Youssou Ndour a annulé son grand concert
Mais ces innombrables retards et gâchis supposés n'étonnent personne ici, pas même les organisateurs. Ils peuvent néanmoins avoir le don d'agacer. Youssou Ndour a annulé son grand concert prévu place de l'Obélisque en dernière minute : il n'avait toujours pas reçu de contrat la veille. Quant au village des artistes spécialement construit pour loger les troupes invitées, il était toujours en chantier la première semaine du festival, ce qui aura causé pas mal de soucis et cafouillages dans les hébergements. Même Rougui Dia, la chef cuisinière de Petrossian à Paris, d'origine sénégalaise et censée être accueillie en VIP, en a fait les frais ! Ces ratés concernent aussi la communication de programmes, souvent erronés car modifiés en dernière minute. Et chaque jour qui passe, la polémique enfle. Dans la presse locale, les titres sont cinglants: "Le pays se meurt, la République s'amuse", "Une affaire de copinage", "Un festival de contestations"etc. A l'inverse, la Radio Télévision Sénégalaise (RTS) reste au garde à vous pour se réjouir de la profusion des festivités, soigner l'apparence d'une grande fête populaire.
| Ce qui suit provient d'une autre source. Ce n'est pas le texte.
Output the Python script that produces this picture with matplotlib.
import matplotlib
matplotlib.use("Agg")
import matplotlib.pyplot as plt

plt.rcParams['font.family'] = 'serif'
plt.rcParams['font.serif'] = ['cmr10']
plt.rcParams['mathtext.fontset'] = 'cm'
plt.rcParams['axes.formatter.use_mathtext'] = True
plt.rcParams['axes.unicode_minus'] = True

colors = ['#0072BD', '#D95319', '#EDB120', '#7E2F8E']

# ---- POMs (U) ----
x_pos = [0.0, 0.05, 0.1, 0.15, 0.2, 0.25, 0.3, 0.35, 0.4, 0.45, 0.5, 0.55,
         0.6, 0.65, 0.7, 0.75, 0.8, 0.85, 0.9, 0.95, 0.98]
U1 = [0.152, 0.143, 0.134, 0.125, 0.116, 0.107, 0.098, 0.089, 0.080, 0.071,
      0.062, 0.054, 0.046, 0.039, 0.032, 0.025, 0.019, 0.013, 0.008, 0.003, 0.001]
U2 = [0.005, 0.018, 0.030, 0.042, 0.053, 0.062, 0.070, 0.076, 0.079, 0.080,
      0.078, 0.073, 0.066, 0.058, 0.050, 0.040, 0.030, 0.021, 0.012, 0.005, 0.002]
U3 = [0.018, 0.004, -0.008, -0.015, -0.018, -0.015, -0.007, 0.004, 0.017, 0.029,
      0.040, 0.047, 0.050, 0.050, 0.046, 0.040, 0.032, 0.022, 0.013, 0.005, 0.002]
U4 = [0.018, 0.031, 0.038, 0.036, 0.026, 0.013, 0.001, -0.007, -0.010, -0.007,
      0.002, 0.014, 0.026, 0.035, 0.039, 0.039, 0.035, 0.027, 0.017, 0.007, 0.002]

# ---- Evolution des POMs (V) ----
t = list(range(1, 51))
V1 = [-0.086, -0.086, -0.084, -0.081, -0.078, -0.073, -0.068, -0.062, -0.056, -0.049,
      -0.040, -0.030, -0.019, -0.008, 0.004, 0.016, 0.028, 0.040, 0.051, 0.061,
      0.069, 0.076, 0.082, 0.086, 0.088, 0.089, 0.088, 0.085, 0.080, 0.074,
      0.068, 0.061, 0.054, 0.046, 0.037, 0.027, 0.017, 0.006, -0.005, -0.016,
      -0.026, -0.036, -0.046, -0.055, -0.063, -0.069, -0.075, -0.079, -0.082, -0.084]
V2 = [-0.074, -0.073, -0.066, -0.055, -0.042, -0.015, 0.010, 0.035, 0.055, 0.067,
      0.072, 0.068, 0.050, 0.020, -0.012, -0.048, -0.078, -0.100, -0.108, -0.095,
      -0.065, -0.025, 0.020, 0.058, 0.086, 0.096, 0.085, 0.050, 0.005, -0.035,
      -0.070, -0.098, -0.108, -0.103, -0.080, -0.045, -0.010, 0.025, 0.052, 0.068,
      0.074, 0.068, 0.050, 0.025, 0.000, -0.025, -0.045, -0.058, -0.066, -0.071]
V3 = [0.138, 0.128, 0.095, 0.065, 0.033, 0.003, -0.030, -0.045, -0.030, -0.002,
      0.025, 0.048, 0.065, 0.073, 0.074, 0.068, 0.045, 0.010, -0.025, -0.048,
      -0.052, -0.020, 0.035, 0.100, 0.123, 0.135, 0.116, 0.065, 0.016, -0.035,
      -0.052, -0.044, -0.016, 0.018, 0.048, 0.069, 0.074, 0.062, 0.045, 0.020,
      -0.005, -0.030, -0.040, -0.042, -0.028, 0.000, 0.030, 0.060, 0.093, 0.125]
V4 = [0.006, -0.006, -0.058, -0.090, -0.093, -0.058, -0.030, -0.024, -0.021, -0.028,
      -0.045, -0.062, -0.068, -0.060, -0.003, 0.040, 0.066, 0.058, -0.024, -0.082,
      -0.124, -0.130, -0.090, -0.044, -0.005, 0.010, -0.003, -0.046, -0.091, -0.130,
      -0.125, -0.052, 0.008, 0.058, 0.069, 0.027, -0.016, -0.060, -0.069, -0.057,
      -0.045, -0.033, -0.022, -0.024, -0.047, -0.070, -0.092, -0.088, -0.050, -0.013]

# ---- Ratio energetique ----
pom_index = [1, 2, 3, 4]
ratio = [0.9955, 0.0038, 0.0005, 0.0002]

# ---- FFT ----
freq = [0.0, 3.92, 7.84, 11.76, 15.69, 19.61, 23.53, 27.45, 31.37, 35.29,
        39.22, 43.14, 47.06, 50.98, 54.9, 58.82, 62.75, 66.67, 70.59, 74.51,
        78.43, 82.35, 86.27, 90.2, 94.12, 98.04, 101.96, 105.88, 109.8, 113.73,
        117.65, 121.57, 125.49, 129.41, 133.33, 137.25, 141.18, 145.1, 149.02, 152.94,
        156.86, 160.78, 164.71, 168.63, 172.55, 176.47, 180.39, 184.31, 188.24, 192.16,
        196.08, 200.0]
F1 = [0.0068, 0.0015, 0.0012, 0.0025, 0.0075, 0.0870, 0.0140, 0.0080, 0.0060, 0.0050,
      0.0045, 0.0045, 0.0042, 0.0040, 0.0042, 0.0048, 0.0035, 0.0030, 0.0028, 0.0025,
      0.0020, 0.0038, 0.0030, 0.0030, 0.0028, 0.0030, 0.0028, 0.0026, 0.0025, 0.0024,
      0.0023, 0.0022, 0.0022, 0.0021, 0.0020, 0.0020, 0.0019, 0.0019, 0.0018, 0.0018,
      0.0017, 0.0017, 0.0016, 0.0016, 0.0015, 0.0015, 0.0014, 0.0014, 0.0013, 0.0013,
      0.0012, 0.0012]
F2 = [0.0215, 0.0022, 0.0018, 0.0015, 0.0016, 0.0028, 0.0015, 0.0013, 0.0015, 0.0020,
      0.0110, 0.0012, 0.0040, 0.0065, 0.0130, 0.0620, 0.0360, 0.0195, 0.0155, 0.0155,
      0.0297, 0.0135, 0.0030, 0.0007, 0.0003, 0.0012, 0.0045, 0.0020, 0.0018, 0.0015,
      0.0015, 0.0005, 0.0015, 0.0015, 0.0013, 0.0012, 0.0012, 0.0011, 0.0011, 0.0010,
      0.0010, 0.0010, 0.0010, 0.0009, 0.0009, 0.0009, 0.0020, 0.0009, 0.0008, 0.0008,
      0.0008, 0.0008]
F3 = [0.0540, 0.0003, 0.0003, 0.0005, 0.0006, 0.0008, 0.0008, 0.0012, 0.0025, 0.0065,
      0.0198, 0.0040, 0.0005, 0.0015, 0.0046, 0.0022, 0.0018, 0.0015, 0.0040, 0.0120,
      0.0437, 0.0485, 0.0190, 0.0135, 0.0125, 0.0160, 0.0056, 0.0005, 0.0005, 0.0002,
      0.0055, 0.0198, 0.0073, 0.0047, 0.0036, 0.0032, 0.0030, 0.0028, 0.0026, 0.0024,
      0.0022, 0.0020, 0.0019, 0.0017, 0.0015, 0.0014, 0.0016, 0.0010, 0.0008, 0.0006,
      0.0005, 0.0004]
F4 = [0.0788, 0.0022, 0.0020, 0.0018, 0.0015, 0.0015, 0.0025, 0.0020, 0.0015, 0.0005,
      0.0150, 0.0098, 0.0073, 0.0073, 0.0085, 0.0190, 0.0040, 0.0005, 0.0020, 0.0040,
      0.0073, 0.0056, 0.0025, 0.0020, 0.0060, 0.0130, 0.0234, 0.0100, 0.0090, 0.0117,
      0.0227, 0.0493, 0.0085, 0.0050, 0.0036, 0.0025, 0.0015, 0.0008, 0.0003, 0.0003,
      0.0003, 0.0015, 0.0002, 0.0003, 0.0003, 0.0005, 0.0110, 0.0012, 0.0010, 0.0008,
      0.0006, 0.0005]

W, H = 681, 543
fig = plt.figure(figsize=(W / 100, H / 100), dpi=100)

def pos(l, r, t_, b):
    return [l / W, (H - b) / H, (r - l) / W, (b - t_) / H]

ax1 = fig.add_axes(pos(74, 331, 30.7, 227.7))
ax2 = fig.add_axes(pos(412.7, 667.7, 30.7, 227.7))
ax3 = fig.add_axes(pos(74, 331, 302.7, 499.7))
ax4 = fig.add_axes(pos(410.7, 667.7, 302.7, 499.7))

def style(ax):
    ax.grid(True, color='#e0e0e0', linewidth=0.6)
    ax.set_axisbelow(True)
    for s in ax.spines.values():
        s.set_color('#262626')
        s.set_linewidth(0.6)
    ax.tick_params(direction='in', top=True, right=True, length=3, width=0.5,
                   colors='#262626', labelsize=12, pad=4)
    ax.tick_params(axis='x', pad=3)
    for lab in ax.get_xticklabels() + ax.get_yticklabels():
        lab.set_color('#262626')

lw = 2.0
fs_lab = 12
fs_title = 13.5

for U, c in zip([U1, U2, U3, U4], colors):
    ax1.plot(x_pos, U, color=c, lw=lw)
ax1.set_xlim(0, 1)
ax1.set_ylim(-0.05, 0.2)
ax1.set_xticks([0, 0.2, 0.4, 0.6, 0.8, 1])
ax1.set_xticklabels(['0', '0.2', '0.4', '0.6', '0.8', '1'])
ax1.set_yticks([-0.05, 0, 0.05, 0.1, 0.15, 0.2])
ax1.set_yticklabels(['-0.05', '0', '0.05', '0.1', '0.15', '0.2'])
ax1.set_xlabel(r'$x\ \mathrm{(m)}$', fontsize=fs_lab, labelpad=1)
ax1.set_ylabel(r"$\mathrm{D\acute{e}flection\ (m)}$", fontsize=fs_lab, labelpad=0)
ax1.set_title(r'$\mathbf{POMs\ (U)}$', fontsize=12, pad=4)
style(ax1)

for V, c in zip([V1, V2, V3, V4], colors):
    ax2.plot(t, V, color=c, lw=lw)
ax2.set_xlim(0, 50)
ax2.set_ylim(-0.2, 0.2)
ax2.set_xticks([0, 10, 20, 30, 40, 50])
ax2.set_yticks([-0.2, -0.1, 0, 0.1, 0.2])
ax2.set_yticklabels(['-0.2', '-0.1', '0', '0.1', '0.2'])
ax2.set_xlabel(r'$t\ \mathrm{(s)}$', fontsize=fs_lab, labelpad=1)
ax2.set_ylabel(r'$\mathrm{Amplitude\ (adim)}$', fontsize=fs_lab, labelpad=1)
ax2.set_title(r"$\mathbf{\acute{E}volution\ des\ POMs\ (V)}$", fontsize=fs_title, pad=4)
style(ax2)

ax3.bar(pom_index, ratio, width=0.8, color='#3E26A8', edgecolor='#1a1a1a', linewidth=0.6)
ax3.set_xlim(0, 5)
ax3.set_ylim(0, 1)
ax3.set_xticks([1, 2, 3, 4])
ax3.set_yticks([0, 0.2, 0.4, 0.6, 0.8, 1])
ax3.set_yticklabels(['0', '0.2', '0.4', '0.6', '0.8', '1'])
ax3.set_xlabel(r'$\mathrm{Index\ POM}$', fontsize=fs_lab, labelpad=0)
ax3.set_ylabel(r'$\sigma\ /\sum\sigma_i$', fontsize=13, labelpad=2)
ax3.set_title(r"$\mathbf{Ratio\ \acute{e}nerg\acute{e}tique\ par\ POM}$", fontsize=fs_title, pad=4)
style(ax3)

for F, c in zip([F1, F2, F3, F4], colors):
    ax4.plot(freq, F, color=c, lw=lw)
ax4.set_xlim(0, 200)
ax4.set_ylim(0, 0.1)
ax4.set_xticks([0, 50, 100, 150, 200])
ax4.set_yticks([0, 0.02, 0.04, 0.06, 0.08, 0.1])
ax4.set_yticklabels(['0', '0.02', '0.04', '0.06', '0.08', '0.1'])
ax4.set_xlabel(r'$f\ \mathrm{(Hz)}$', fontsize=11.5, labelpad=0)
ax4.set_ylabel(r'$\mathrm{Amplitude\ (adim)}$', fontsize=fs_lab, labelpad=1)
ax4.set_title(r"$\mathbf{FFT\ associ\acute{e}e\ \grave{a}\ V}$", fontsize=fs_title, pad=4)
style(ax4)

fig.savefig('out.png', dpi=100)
Au bout du compte, le Fesman saura-t-il marquer son temps et accoucher d'un message fort au nom de l'Afrique et de sa diaspora face aux défis du XXIe siècle, comme l'a souhaité Abdoulaye Wade? "Parviendra-t-il à s'engager clairement du côté de l'écologie, de l'éducation, de l'innovation et de la solidarité?", s'interroge Paul Gladstone Reid, anglo-jamaïcain accouru de Londres pour composer les musiques du ballet d'ouverture du festival? "Ou imitera-t-il les vieilles puissances industrielles en rêvant un peu plus de richesses et d'équipements mal répartis?"
Une chose est sûre, le peuple sénégalais, incrédule, à la fois flatté et résigné face à cette débauche d'événements, ne croit pas au père Noël. Espérons qu'il n'en vienne pas à douter de l'une de ses ressources essentielles, sa culture.